### GIVEN DATA
============================================================
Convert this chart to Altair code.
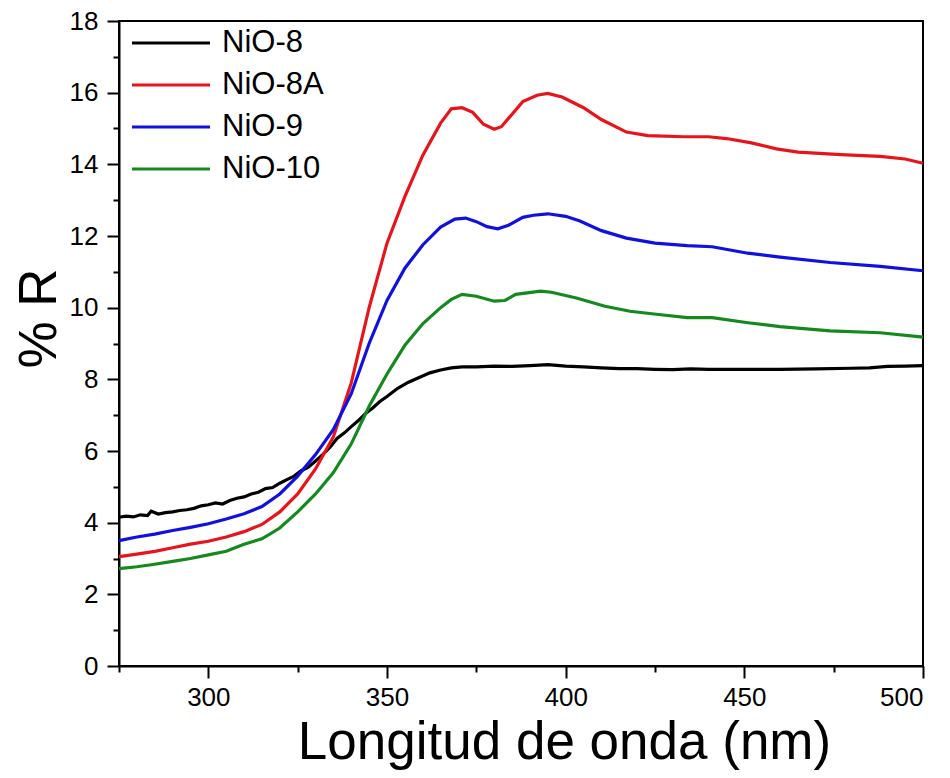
import altair as alt
import pandas as pd

series = ["NiO-8", "NiO-8A", "NiO-9", "NiO-10"]
colors = ["#000000", "#e8141c", "#1010e0", "#148a1e"]

wl_8 = [275, 277, 279, 281, 283, 284, 286, 288, 290, 292, 294, 296, 298, 300, 302, 304, 306, 308, 310,
        312, 314, 316, 318, 320, 322, 324, 326, 328, 330, 332, 334, 336, 338, 340, 342, 344, 346, 348,
        350, 353, 356, 359, 362, 365, 368, 371, 375, 380, 385, 390, 395, 400, 405, 410, 415, 420, 425,
        430, 435, 440, 450, 460, 470, 480, 485, 490, 495, 500]
r_8 = [4.15, 4.18, 4.16, 4.22, 4.20, 4.32, 4.24, 4.28, 4.30, 4.34, 4.36, 4.40, 4.47, 4.50, 4.55, 4.52,
       4.62, 4.68, 4.72, 4.80, 4.85, 4.95, 4.98, 5.10, 5.20, 5.30, 5.45, 5.55, 5.72, 5.90, 6.10, 6.35,
       6.50, 6.68, 6.85, 7.05, 7.20, 7.38, 7.52, 7.75, 7.92, 8.05, 8.18, 8.26, 8.32, 8.35, 8.35, 8.37,
       8.36, 8.38, 8.41, 8.37, 8.35, 8.32, 8.30, 8.30, 8.28, 8.27, 8.29, 8.28, 8.28, 8.28, 8.29, 8.31,
       8.32, 8.36, 8.37, 8.38]

wl_8a = [275, 280, 285, 290, 295, 300, 305, 310, 315, 320, 325, 330, 335, 340, 345, 350, 355, 360, 365,
         368, 371, 374, 377, 380, 382, 385, 388, 392, 395, 399, 405, 410, 417, 423, 433, 440, 445, 452,
         459, 465, 477, 488, 495, 500]
r_8a = [3.05, 3.12, 3.20, 3.30, 3.40, 3.48, 3.60, 3.75, 3.95, 4.30, 4.80, 5.50, 6.40, 7.90, 10.0, 11.8,
        13.1, 14.25, 15.15, 15.55, 15.58, 15.45, 15.12, 14.98, 15.05, 15.40, 15.75, 15.93, 15.98, 15.88,
        15.58, 15.25, 14.90, 14.80, 14.77, 14.77, 14.72, 14.60, 14.43, 14.34, 14.27, 14.22, 14.15, 14.03]

wl_9 = [275, 280, 285, 290, 295, 300, 305, 310, 315, 320, 325, 330, 335, 340, 345, 350, 355, 360, 365,
        369, 372, 375, 378, 381, 384, 388, 391, 395, 400, 404, 410, 417, 425, 434, 441, 451, 460, 474,
        488, 500]
r_9 = [3.50, 3.60, 3.68, 3.78, 3.87, 3.97, 4.10, 4.25, 4.45, 4.80, 5.30, 5.90, 6.60, 7.60, 9.00, 10.2,
       11.1, 11.75, 12.25, 12.47, 12.50, 12.40, 12.26, 12.20, 12.30, 12.52, 12.58, 12.62, 12.55, 12.42,
       12.15, 11.94, 11.80, 11.73, 11.70, 11.52, 11.41, 11.26, 11.15, 11.03]

wl_10 = [275, 280, 285, 290, 295, 300, 305, 310, 315, 320, 325, 330, 335, 340, 345, 350, 355, 360, 365,
         368, 371, 375, 380, 383, 386, 393, 396, 403, 411, 418, 426, 434, 441, 451, 460, 474, 488, 500]
r_10 = [2.72, 2.77, 2.84, 2.92, 3.00, 3.10, 3.20, 3.40, 3.55, 3.85, 4.30, 4.80, 5.40, 6.20, 7.25, 8.15,
        8.95, 9.55, 10.0, 10.23, 10.37, 10.32, 10.18, 10.20, 10.37, 10.46, 10.43, 10.27, 10.04, 9.90,
        9.81, 9.72, 9.72, 9.58, 9.47, 9.35, 9.30, 9.18]

x_ticks = [275, 300, 325, 350, 375, 400, 425, 450, 475, 500]
y_ticks = list(range(0, 19))

rows = []
for name, wl, r in zip(series, [wl_8, wl_8a, wl_9, wl_10], [r_8, r_8a, r_9, r_10]):
    for x, y in zip(wl, r):
        rows.append({"Muestra": name, "wl": x, "R": y})
df = pd.DataFrame(rows)

FONT = "Liberation Sans"

chart = alt.Chart(df).mark_line(strokeWidth=3.2).encode(
    x=alt.X(
        "wl:Q",
        scale=alt.Scale(domain=[275, 500], nice=False, zero=False),
        axis=alt.Axis(
            values=x_ticks,
            title="Longitud de onda (nm)",
            labelExpr="datum.value % 50 === 0 ? datum.label : ''",
            tickSize={"condition": {"test": "datum.value % 50 === 0", "value": 12}, "value": 6},
            titleX=445, titleY=92, titleAnchor="middle", titleBaseline="alphabetic",
            titleFontSize=53, labelPadding=6, labelFontSize=26,
        ),
    ),
    y=alt.Y(
        "R:Q",
        scale=alt.Scale(domain=[0, 18], nice=False),
        axis=alt.Axis(
            values=y_ticks,
            title="% R",
            labelExpr="datum.value % 2 === 0 ? datum.label : ''",
            tickSize={"condition": {"test": "datum.value % 2 === 0", "value": 12}, "value": 6},
            titleX=-64, titleY=297, titleAngle=270, titleBaseline="alphabetic",
            titleFontSize=53, labelPadding=9, labelFontSize=26,
        ),
    ),
    color=alt.Color(
        "Muestra:N",
        scale=alt.Scale(domain=series, range=colors),
        legend=alt.Legend(
            title=None, orient="none", legendX=11, legendY=6,
            symbolType="stroke", symbolSize=6084, symbolStrokeWidth=3.2,
            labelFontSize=31, labelFont=FONT, labelOffset=10, rowPadding=10, padding=0,
            clipHeight=32,
        ),
    ),
).properties(
    width=804, height=645,
    autosize=alt.AutoSizeParams(type="none"),
    padding={"left": 111, "top": 13, "right": 10, "bottom": 104},
).configure_view(
    stroke="#000000", strokeWidth=2,
).configure_axis(
    domainColor="#000000", domainWidth=2, tickColor="#000000", tickWidth=2,
    labelFont=FONT, titleFont=FONT, labelColor="#000000", titleColor="#000000",
    titleFontWeight="normal", grid=False,
)

chart.save("out.html", embed_options={"renderer": "svg", "actions": False})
============================================================
Images should not appear in the copy; retype the listing above exactly.

### WRITTEN ANSWER
Convert this chart to Altair code.
import altair as alt
import pandas as pd

series = ["NiO-8", "NiO-8A", "NiO-9", "NiO-10"]
colors = ["#000000", "#e8141c", "#1010e0", "#148a1e"]

wl_8 = [275, 277, 279, 281, 283, 284, 286, 288, 290, 292, 294, 296, 298, 300, 302, 304, 306, 308, 310,
        312, 314, 316, 318, 320, 322, 324, 326, 328, 330, 332, 334, 336, 338, 340, 342, 344, 346, 348,
        350, 353, 356, 359, 362, 365, 368, 371, 375, 380, 385, 390, 395, 400, 405, 410, 415, 420, 425,
        430, 435, 440, 450, 460, 470, 480, 485, 490, 495, 500]
r_8 = [4.15, 4.18, 4.16, 4.22, 4.20, 4.32, 4.24, 4.28, 4.30, 4.34, 4.36, 4.40, 4.47, 4.50, 4.55, 4.52,
       4.62, 4.68, 4.72, 4.80, 4.85, 4.95, 4.98, 5.10, 5.20, 5.30, 5.45, 5.55, 5.72, 5.90, 6.10, 6.35,
       6.50, 6.68, 6.85, 7.05, 7.20, 7.38, 7.52, 7.75, 7.92, 8.05, 8.18, 8.26, 8.32, 8.35, 8.35, 8.37,
       8.36, 8.38, 8.41, 8.37, 8.35, 8.32, 8.30, 8.30, 8.28, 8.27, 8.29, 8.28, 8.28, 8.28, 8.29, 8.31,
       8.32, 8.36, 8.37, 8.38]

wl_8a = [275, 280, 285, 290, 295, 300, 305, 310, 315, 320, 325, 330, 335, 340, 345, 350, 355, 360, 365,
         368, 371, 374, 377, 380, 382, 385, 388, 392, 395, 399, 405, 410, 417, 423, 433, 440, 445, 452,
         459, 465, 477, 488, 495, 500]
r_8a = [3.05, 3.12, 3.20, 3.30, 3.40, 3.48, 3.60, 3.75, 3.95, 4.30, 4.80, 5.50, 6.40, 7.90, 10.0, 11.8,
        13.1, 14.25, 15.15, 15.55, 15.58, 15.45, 15.12, 14.98, 15.05, 15.40, 15.75, 15.93, 15.98, 15.88,
        15.58, 15.25, 14.90, 14.80, 14.77, 14.77, 14.72, 14.60, 14.43, 14.34, 14.27, 14.22, 14.15, 14.03]

wl_9 = [275, 280, 285, 290, 295, 300, 305, 310, 315, 320, 325, 330, 335, 340, 345, 350, 355, 360, 365,
        369, 372, 375, 378, 381, 384, 388, 391, 395, 400, 404, 410, 417, 425, 434, 441, 451, 460, 474,
        488, 500]
r_9 = [3.50, 3.60, 3.68, 3.78, 3.87, 3.97, 4.10, 4.25, 4.45, 4.80, 5.30, 5.90, 6.60, 7.60, 9.00, 10.2,
       11.1, 11.75, 12.25, 12.47, 12.50, 12.40, 12.26, 12.20, 12.30, 12.52, 12.58, 12.62, 12.55, 12.42,
       12.15, 11.94, 11.80, 11.73, 11.70, 11.52, 11.41, 11.26, 11.15, 11.03]

wl_10 = [275, 280, 285, 290, 295, 300, 305, 310, 315, 320, 325, 330, 335, 340, 345, 350, 355, 360, 365,
         368, 371, 375, 380, 383, 386, 393, 396, 403, 411, 418, 426, 434, 441, 451, 460, 474, 488, 500]
r_10 = [2.72, 2.77, 2.84, 2.92, 3.00, 3.10, 3.20, 3.40, 3.55, 3.85, 4.30, 4.80, 5.40, 6.20, 7.25, 8.15,
        8.95, 9.55, 10.0, 10.23, 10.37, 10.32, 10.18, 10.20, 10.37, 10.46, 10.43, 10.27, 10.04, 9.90,
        9.81, 9.72, 9.72, 9.58, 9.47, 9.35, 9.30, 9.18]

x_ticks = [275, 300, 325, 350, 375, 400, 425, 450, 475, 500]
y_ticks = list(range(0, 19))

rows = []
for name, wl, r in zip(series, [wl_8, wl_8a, wl_9, wl_10], [r_8, r_8a, r_9, r_10]):
    for x, y in zip(wl, r):
        rows.append({"Muestra": name, "wl": x, "R": y})
df = pd.DataFrame(rows)

FONT = "Liberation Sans"

chart = alt.Chart(df).mark_line(strokeWidth=3.2).encode(
    x=alt.X(
        "wl:Q",
        scale=alt.Scale(domain=[275, 500], nice=False, zero=False),
        axis=alt.Axis(
            values=x_ticks,
            title="Longitud de onda (nm)",
            labelExpr="datum.value % 50 === 0 ? datum.label : ''",
            tickSize={"condition": {"test": "datum.value % 50 === 0", "value": 12}, "value": 6},
            titleX=445, titleY=92, titleAnchor="middle", titleBaseline="alphabetic",
            titleFontSize=53, labelPadding=6, labelFontSize=26,
        ),
    ),
    y=alt.Y(
        "R:Q",
        scale=alt.Scale(domain=[0, 18], nice=False),
        axis=alt.Axis(
            values=y_ticks,
            title="% R",
            labelExpr="datum.value % 2 === 0 ? datum.label : ''",
            tickSize={"condition": {"test": "datum.value % 2 === 0", "value": 12}, "value": 6},
            titleX=-64, titleY=297, titleAngle=270, titleBaseline="alphabetic",
            titleFontSize=53, labelPadding=9, labelFontSize=26,
        ),
    ),
    color=alt.Color(
        "Muestra:N",
        scale=alt.Scale(domain=series, range=colors),
        legend=alt.Legend(
            title=None, orient="none", legendX=11, legendY=6,
            symbolType="stroke", symbolSize=6084, symbolStrokeWidth=3.2,
            labelFontSize=31, labelFont=FONT, labelOffset=10, rowPadding=10, padding=0,
            clipHeight=32,
        ),
    ),
).properties(
    width=804, height=645,
    autosize=alt.AutoSizeParams(type="none"),
    padding={"left": 111, "top": 13, "right": 10, "bottom": 104},
).configure_view(
    stroke="#000000", strokeWidth=2,
).configure_axis(
    domainColor="#000000", domainWidth=2, tickColor="#000000", tickWidth=2,
    labelFont=FONT, titleFont=FONT, labelColor="#000000", titleColor="#000000",
    titleFontWeight="normal", grid=False,
)

chart.save("out.html", embed_options={"renderer": "svg", "actions": False})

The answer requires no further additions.